Philly Flower Show Celebrates Spring In Its New 'Digs'

City's convention hall offers improvements

Like a root-bound plant suddenly transplanted to a larger pot, the Philadelphia Flower Show opened this week in new and bigger quarters. The week-long event - the world's largest indoor exposition for the flower trade - runs through March 3 here at the city's new convention hall.

''We really needed the room to spread,'' says Lisa Stephano, spokeswoman for the Pennsylvania Horticultural Society, which sponsors the annual event. After 30 years displaying flowers and plants in an aging hall on the edge of the city, the show's exhibitors this year have been able to take advantage of the new location's higher ceilings, better lighting, and expanded space.

''The location's much better,'' says Michael Petrie, flower-show designer for J. Franklin Styer Nurseries in Concordville, Pa.

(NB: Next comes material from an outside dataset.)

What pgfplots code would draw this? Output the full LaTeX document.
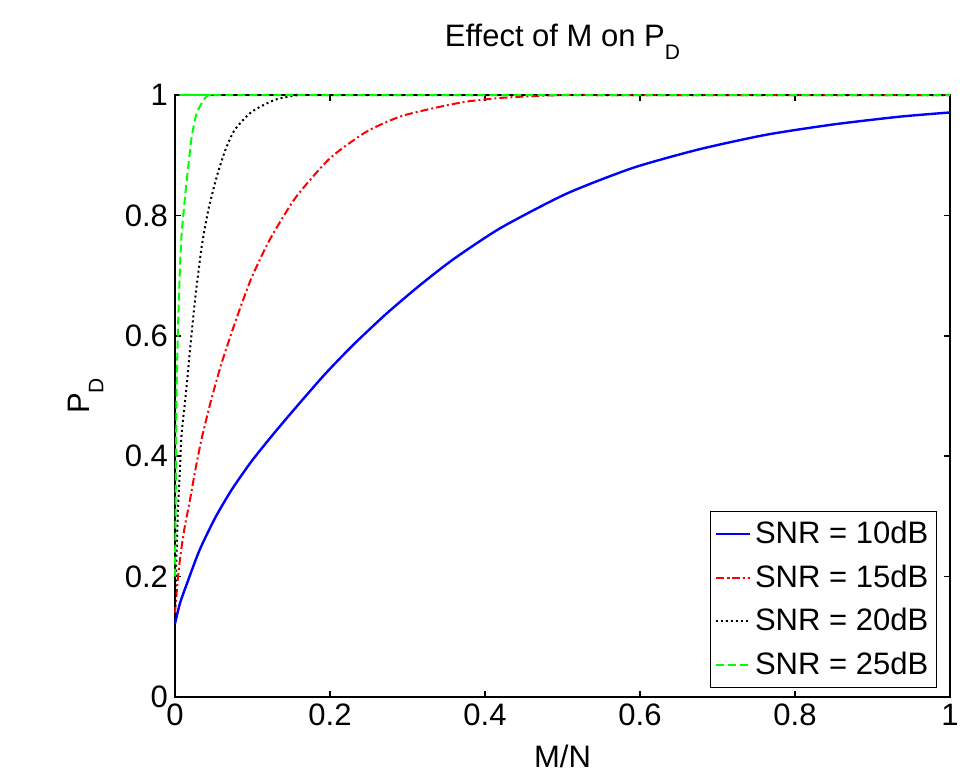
\documentclass[border=0pt]{standalone}
\usepackage{graphicx}
\usepackage{pgfplots}
\pgfplotsset{compat=1.18}
\usepackage{fontspec}
\setmainfont{Liberation Sans}
\begin{document}
\begin{tikzpicture}
\begin{axis}[
  at={(0,0)}, anchor=south west,
  width=387.5pt, height=301pt, scale only axis,
  xmin=0, xmax=1, ymin=0, ymax=1,
  xtick={0,0.2,0.4,0.6,0.8,1}, ytick={0,0.2,0.4,0.6,0.8,1},
  tick align=inside, xtick pos=both, ytick pos=both,
  major tick length=3pt,
  axis line style={line width=1pt},
  every tick/.style={black, line width=0.8pt},
  /pgf/number format/assume math mode=true,
  tick label style={font=\fontsize{15.5}{18}\selectfont},
  clip=false,
  title={Effect of M on P\raisebox{-0.45em}{\fontsize{10.5}{12}\selectfont D}},
  title style={at={(axis description cs:0.5,1)}, anchor=base, yshift=18.5pt, font=\fontsize{15.5}{18}\selectfont},
  xlabel={M/N},
  xlabel style={at={(axis description cs:0.5,0)}, anchor=north, yshift=-20.5pt, font=\fontsize{15.5}{18}\selectfont},
  ylabel={\rotatebox{90}{P\raisebox{-0.45em}{\fontsize{10.5}{12}\selectfont D}}},
  every axis y label/.style={at={(axis description cs:-0.1383,0.5)}, anchor=west, inner sep=0pt, font=\fontsize{15.5}{18}\selectfont},
  legend cell align=left,
  legend style={at={(0.983,0.015)}, anchor=south east, draw=black, line width=0.6pt,
    font=\fontsize{15.5}{18}\selectfont, row sep=5pt, inner xsep=2pt, inner ysep=3pt},
]
\addplot[blue, line width=1.2pt, smooth, tension=0.4] coordinates {
(0,0.122) (0.0065,0.156) (0.017,0.194) (0.032,0.245) (0.052,0.298) (0.073,0.344)
(0.099,0.392) (0.129,0.440) (0.16,0.487) (0.194,0.537) (0.23,0.585) (0.273,0.637)
(0.316,0.684) (0.359,0.727) (0.42,0.779) (0.505,0.836) (0.591,0.879) (0.677,0.91)
(0.763,0.934) (0.849,0.951) (0.935,0.964) (1,0.971)};
\addlegendentry{SNR = 10dB}
\addplot[red, line width=1pt, dash pattern=on 4pt off 1.5pt on 1pt off 1.5pt, smooth, tension=0.4] coordinates {
(0,0.14) (0.0043,0.205) (0.0086,0.25) (0.0129,0.285) (0.019,0.325) (0.0258,0.374)
(0.034,0.427) (0.047,0.495) (0.06,0.554) (0.073,0.605) (0.086,0.653) (0.099,0.697)
(0.116,0.744) (0.129,0.775) (0.157,0.832) (0.2,0.895) (0.247,0.939) (0.29,0.964)
(0.333,0.978) (0.376,0.989) (0.419,0.995) (0.46,0.998) (0.5,1) (0.55,1) (1,1)};
\addlegendentry{SNR = 15dB}
\addplot[black, line width=1pt, dash pattern=on 1pt off 1.5pt, smooth, tension=0.4] coordinates {
(0,0.15) (0.0035,0.30) (0.0065,0.383) (0.0086,0.438) (0.0129,0.49) (0.016,0.53)
(0.0206,0.593) (0.0258,0.659) (0.0344,0.748) (0.043,0.809) (0.0538,0.864) (0.0645,0.907)
(0.077,0.942) (0.099,0.972) (0.129,0.992) (0.16,1) (0.19,1) (1,1)};
\addlegendentry{SNR = 20dB}
\addplot[green, line width=1pt, dash pattern=on 4pt off 2pt, smooth, tension=0.4] coordinates {
(0,0.2) (0.001,0.35) (0.0022,0.52) (0.0043,0.632) (0.0065,0.715) (0.0086,0.77)
(0.0129,0.83) (0.0172,0.882) (0.0215,0.93) (0.028,0.97) (0.0387,0.995) (0.045,1) (0.055,1) (1,1)};
\addlegendentry{SNR = 25dB}
\end{axis}
\pgfresetboundingbox
\path[use as bounding box] (-87.5pt,-38pt) rectangle (401.5pt,348.5pt);
\end{tikzpicture}
\end{document}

The nursery has displayed its artistry here since 1893, the oldest exhibitor in the show this year. This year, Styer has created an imaginary garden that is pure whimsy. Palm trees compete with annuals, four new award-winning roses share space with Florida air plants, which are set around huge sand sculptures of a dragon, a fairy-tale castle, and a huge face.

''Here, you can do anything you want - no holds barred,'' Mr. Petrie says. There are no clients to please, no budgets. ''It's our biggest advertising expenditure of the year.''

The 59 nurseries and other major exhibitors at the show hope to attract the eye - and eventually the business - of the more than 200,000 visitors who file through the event each year. The show is displaying new flowers commercially available for the first time this year, including a pink hybrid known as the ''Cadillac'' rose, another pink variety known as the ''Royal Bonica,'' and the wine-colored ''Woodstock'' hyacinth.

The Altar Guild of the Washington National Cathedral has re-created the structure in miniature surrounded by a garden. The Zoological Society of Philadelphia is displaying some of the more than 200 species of trees in the nation's oldest zoo. A collective of 36 local gardens and arboreta have re-created a Palladian temple that stands in a local arboretum and a river view of the farm- house and garden owned by John Bartram, an 18th-century botanist who lived in Darby, Pa.

Because the show is now located downtown, instead of on the edge of the city, the rest of Philadelphia is getting into the act too.

The local Foundation for Architecture is sponsoring daily walking tours that will emphasize flowered motifs on the city's historical buildings.

The Philadelphia Museum of Art has opened an exhibit highlighting the artistic portrayal of flowers around the world. A downtown proprietors' group is sponsoring a floral window-decorating contest.

* The flower show is open to the public through Sunday. Tickets are $14.50 each (half price for children under 12).